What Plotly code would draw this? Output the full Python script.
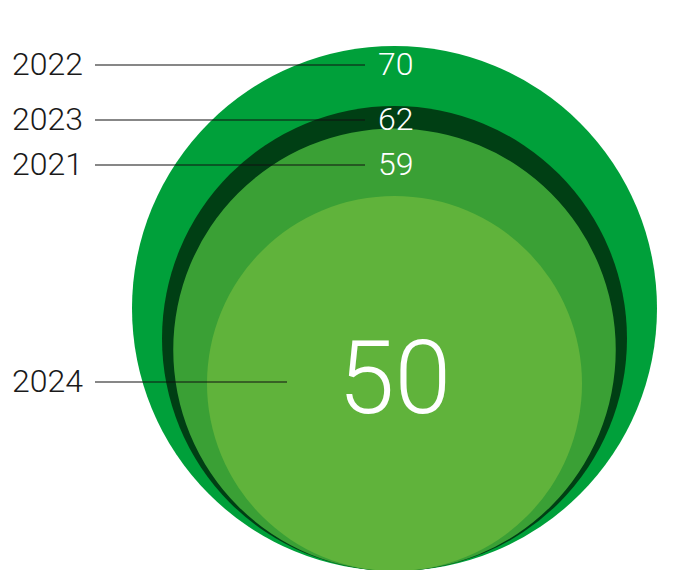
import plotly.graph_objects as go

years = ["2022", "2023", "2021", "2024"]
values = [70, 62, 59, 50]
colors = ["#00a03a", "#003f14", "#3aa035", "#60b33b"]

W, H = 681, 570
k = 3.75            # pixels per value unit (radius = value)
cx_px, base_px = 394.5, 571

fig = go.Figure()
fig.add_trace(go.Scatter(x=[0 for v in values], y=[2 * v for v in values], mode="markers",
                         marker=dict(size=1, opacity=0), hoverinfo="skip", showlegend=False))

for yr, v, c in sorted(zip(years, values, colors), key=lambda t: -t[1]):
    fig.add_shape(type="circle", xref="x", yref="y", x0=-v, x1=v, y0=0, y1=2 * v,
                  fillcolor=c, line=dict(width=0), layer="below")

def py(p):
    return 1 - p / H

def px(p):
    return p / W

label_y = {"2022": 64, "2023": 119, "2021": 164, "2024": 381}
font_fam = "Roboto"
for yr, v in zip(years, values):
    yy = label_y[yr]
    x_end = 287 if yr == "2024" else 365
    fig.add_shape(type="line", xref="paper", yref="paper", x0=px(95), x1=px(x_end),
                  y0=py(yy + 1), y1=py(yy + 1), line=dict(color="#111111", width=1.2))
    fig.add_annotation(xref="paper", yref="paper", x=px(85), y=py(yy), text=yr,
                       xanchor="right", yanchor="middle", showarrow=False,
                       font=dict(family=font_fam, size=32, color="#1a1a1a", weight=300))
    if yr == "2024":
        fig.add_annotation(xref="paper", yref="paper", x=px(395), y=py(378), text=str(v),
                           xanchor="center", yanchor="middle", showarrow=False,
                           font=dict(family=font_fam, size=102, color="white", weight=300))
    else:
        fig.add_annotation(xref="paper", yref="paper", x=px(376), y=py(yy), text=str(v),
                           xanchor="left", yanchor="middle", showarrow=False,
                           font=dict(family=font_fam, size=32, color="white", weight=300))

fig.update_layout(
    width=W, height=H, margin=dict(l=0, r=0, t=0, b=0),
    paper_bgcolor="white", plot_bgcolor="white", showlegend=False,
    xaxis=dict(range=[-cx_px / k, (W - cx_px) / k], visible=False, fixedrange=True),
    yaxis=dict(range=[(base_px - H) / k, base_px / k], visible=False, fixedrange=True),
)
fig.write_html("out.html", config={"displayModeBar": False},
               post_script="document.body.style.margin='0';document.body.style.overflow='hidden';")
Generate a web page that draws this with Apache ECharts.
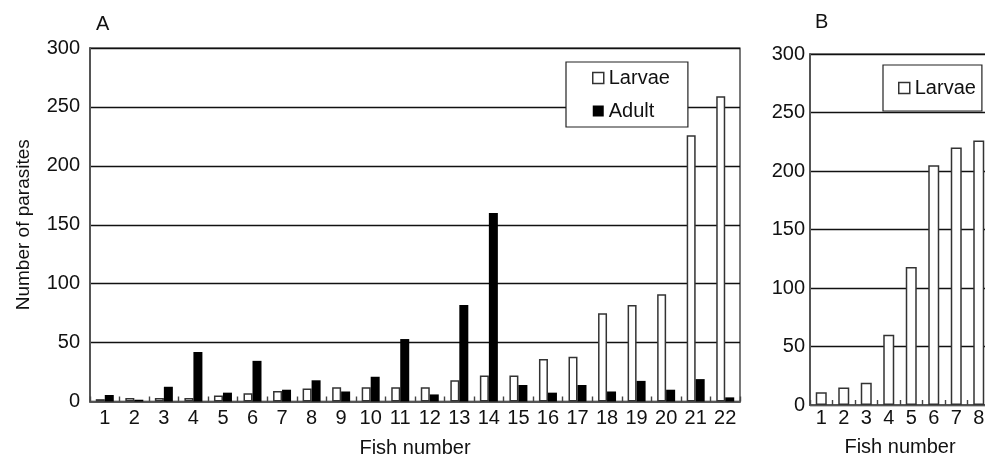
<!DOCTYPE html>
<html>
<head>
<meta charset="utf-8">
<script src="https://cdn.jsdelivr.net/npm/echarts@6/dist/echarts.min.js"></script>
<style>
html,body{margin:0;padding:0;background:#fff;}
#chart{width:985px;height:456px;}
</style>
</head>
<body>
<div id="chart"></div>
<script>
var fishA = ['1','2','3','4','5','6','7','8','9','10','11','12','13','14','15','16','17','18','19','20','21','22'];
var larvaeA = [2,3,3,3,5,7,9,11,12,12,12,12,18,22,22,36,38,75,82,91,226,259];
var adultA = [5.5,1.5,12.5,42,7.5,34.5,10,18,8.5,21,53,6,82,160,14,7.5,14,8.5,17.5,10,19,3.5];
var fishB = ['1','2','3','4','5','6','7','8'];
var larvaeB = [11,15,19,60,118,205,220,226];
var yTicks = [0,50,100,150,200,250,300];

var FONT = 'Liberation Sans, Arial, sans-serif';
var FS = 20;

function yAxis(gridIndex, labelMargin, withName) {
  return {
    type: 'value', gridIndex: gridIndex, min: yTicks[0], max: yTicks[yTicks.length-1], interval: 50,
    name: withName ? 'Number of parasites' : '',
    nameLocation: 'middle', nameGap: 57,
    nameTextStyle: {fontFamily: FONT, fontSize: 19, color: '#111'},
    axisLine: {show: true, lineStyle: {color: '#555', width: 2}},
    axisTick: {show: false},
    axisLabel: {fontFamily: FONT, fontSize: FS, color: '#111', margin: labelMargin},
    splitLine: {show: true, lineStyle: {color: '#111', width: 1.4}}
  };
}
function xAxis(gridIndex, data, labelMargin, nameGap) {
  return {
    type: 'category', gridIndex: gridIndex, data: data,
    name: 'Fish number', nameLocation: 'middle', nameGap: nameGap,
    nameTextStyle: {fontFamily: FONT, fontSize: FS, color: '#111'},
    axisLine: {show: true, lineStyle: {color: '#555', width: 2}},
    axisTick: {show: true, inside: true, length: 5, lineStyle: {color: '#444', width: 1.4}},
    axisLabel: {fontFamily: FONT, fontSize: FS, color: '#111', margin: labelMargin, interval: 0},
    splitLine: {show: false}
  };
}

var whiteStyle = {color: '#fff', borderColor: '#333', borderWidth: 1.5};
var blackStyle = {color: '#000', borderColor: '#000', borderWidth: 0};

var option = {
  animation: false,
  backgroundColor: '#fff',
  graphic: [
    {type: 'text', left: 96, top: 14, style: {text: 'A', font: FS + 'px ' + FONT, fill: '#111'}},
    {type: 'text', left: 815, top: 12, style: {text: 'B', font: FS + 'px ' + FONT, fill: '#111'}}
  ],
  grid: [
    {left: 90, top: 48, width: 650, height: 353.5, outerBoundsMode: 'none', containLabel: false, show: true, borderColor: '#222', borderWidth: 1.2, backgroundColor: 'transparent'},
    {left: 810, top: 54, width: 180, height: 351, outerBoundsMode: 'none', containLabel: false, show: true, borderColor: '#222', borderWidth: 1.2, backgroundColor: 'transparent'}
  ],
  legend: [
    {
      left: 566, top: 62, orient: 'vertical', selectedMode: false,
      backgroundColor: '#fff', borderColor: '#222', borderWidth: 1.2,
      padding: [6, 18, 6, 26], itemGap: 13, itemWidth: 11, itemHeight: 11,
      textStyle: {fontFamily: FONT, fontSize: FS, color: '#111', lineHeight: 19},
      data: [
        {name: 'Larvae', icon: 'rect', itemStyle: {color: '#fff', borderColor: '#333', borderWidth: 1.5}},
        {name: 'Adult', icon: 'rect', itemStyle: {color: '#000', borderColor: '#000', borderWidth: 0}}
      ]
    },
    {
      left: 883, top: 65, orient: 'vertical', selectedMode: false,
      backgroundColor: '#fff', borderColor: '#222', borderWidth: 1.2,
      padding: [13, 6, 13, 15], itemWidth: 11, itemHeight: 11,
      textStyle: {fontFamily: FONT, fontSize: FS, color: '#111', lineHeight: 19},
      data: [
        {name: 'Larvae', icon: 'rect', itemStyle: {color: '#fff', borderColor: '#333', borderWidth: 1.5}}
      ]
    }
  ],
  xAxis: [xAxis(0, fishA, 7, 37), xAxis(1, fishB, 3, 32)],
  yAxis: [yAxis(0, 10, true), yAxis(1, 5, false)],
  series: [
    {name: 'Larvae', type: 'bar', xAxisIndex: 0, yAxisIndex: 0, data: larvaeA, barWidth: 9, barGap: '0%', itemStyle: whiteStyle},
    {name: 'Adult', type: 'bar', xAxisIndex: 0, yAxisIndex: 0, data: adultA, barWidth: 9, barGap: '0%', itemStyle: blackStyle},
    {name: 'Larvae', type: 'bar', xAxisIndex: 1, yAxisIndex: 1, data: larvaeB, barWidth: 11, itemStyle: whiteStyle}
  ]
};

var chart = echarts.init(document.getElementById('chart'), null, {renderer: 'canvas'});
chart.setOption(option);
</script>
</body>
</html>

★ ★ ★ ★ ★

### What is required
Go through the data above and transcribe it in full, omitting any image.

### Result for this task
What Plotly code would draw this? Output the full Python script.
import plotly.graph_objects as go

years = ["2022", "2023", "2021", "2024"]
values = [70, 62, 59, 50]
colors = ["#00a03a", "#003f14", "#3aa035", "#60b33b"]

W, H = 681, 570
k = 3.75            # pixels per value unit (radius = value)
cx_px, base_px = 394.5, 571

fig = go.Figure()
fig.add_trace(go.Scatter(x=[0 for v in values], y=[2 * v for v in values], mode="markers",
                         marker=dict(size=1, opacity=0), hoverinfo="skip", showlegend=False))

for yr, v, c in sorted(zip(years, values, colors), key=lambda t: -t[1]):
    fig.add_shape(type="circle", xref="x", yref="y", x0=-v, x1=v, y0=0, y1=2 * v,
                  fillcolor=c, line=dict(width=0), layer="below")

def py(p):
    return 1 - p / H

def px(p):
    return p / W

label_y = {"2022": 64, "2023": 119, "2021": 164, "2024": 381}
font_fam = "Roboto"
for yr, v in zip(years, values):
    yy = label_y[yr]
    x_end = 287 if yr == "2024" else 365
    fig.add_shape(type="line", xref="paper", yref="paper", x0=px(95), x1=px(x_end),
                  y0=py(yy + 1), y1=py(yy + 1), line=dict(color="#111111", width=1.2))
    fig.add_annotation(xref="paper", yref="paper", x=px(85), y=py(yy), text=yr,
                       xanchor="right", yanchor="middle", showarrow=False,
                       font=dict(family=font_fam, size=32, color="#1a1a1a", weight=300))
    if yr == "2024":
        fig.add_annotation(xref="paper", yref="paper", x=px(395), y=py(378), text=str(v),
                           xanchor="center", yanchor="middle", showarrow=False,
                           font=dict(family=font_fam, size=102, color="white", weight=300))
    else:
        fig.add_annotation(xref="paper", yref="paper", x=px(376), y=py(yy), text=str(v),
                           xanchor="left", yanchor="middle", showarrow=False,
                           font=dict(family=font_fam, size=32, color="white", weight=300))

fig.update_layout(
    width=W, height=H, margin=dict(l=0, r=0, t=0, b=0),
    paper_bgcolor="white", plot_bgcolor="white", showlegend=False,
    xaxis=dict(range=[-cx_px / k, (W - cx_px) / k], visible=False, fixedrange=True),
    yaxis=dict(range=[(base_px - H) / k, base_px / k], visible=False, fixedrange=True),
)
fig.write_html("out.html", config={"displayModeBar": False},
               post_script="document.body.style.margin='0';document.body.style.overflow='hidden';")
Generate a web page that draws this with Apache ECharts.
<!DOCTYPE html>
<html>
<head>
<meta charset="utf-8">
<script src="https://cdn.jsdelivr.net/npm/echarts@6/dist/echarts.min.js"></script>
<style>
html,body{margin:0;padding:0;background:#fff;}
#chart{width:985px;height:456px;}
</style>
</head>
<body>
<div id="chart"></div>
<script>
var fishA = ['1','2','3','4','5','6','7','8','9','10','11','12','13','14','15','16','17','18','19','20','21','22'];
var larvaeA = [2,3,3,3,5,7,9,11,12,12,12,12,18,22,22,36,38,75,82,91,226,259];
var adultA = [5.5,1.5,12.5,42,7.5,34.5,10,18,8.5,21,53,6,82,160,14,7.5,14,8.5,17.5,10,19,3.5];
var fishB = ['1','2','3','4','5','6','7','8'];
var larvaeB = [11,15,19,60,118,205,220,226];
var yTicks = [0,50,100,150,200,250,300];

var FONT = 'Liberation Sans, Arial, sans-serif';
var FS = 20;

function yAxis(gridIndex, labelMargin, withName) {
  return {
    type: 'value', gridIndex: gridIndex, min: yTicks[0], max: yTicks[yTicks.length-1], interval: 50,
    name: withName ? 'Number of parasites' : '',
    nameLocation: 'middle', nameGap: 57,
    nameTextStyle: {fontFamily: FONT, fontSize: 19, color: '#111'},
    axisLine: {show: true, lineStyle: {color: '#555', width: 2}},
    axisTick: {show: false},
    axisLabel: {fontFamily: FONT, fontSize: FS, color: '#111', margin: labelMargin},
    splitLine: {show: true, lineStyle: {color: '#111', width: 1.4}}
  };
}
function xAxis(gridIndex, data, labelMargin, nameGap) {
  return {
    type: 'category', gridIndex: gridIndex, data: data,
    name: 'Fish number', nameLocation: 'middle', nameGap: nameGap,
    nameTextStyle: {fontFamily: FONT, fontSize: FS, color: '#111'},
    axisLine: {show: true, lineStyle: {color: '#555', width: 2}},
    axisTick: {show: true, inside: true, length: 5, lineStyle: {color: '#444', width: 1.4}},
    axisLabel: {fontFamily: FONT, fontSize: FS, color: '#111', margin: labelMargin, interval: 0},
    splitLine: {show: false}
  };
}

var whiteStyle = {color: '#fff', borderColor: '#333', borderWidth: 1.5};
var blackStyle = {color: '#000', borderColor: '#000', borderWidth: 0};

var option = {
  animation: false,
  backgroundColor: '#fff',
  graphic: [
    {type: 'text', left: 96, top: 14, style: {text: 'A', font: FS + 'px ' + FONT, fill: '#111'}},
    {type: 'text', left: 815, top: 12, style: {text: 'B', font: FS + 'px ' + FONT, fill: '#111'}}
  ],
  grid: [
    {left: 90, top: 48, width: 650, height: 353.5, outerBoundsMode: 'none', containLabel: false, show: true, borderColor: '#222', borderWidth: 1.2, backgroundColor: 'transparent'},
    {left: 810, top: 54, width: 180, height: 351, outerBoundsMode: 'none', containLabel: false, show: true, borderColor: '#222', borderWidth: 1.2, backgroundColor: 'transparent'}
  ],
  legend: [
    {
      left: 566, top: 62, orient: 'vertical', selectedMode: false,
      backgroundColor: '#fff', borderColor: '#222', borderWidth: 1.2,
      padding: [6, 18, 6, 26], itemGap: 13, itemWidth: 11, itemHeight: 11,
      textStyle: {fontFamily: FONT, fontSize: FS, color: '#111', lineHeight: 19},
      data: [
        {name: 'Larvae', icon: 'rect', itemStyle: {color: '#fff', borderColor: '#333', borderWidth: 1.5}},
        {name: 'Adult', icon: 'rect', itemStyle: {color: '#000', borderColor: '#000', borderWidth: 0}}
      ]
    },
    {
      left: 883, top: 65, orient: 'vertical', selectedMode: false,
      backgroundColor: '#fff', borderColor: '#222', borderWidth: 1.2,
      padding: [13, 6, 13, 15], itemWidth: 11, itemHeight: 11,
      textStyle: {fontFamily: FONT, fontSize: FS, color: '#111', lineHeight: 19},
      data: [
        {name: 'Larvae', icon: 'rect', itemStyle: {color: '#fff', borderColor: '#333', borderWidth: 1.5}}
      ]
    }
  ],
  xAxis: [xAxis(0, fishA, 7, 37), xAxis(1, fishB, 3, 32)],
  yAxis: [yAxis(0, 10, true), yAxis(1, 5, false)],
  series: [
    {name: 'Larvae', type: 'bar', xAxisIndex: 0, yAxisIndex: 0, data: larvaeA, barWidth: 9, barGap: '0%', itemStyle: whiteStyle},
    {name: 'Adult', type: 'bar', xAxisIndex: 0, yAxisIndex: 0, data: adultA, barWidth: 9, barGap: '0%', itemStyle: blackStyle},
    {name: 'Larvae', type: 'bar', xAxisIndex: 1, yAxisIndex: 1, data: larvaeB, barWidth: 11, itemStyle: whiteStyle}
  ]
};

var chart = echarts.init(document.getElementById('chart'), null, {renderer: 'canvas'});
chart.setOption(option);
</script>
</body>
</html>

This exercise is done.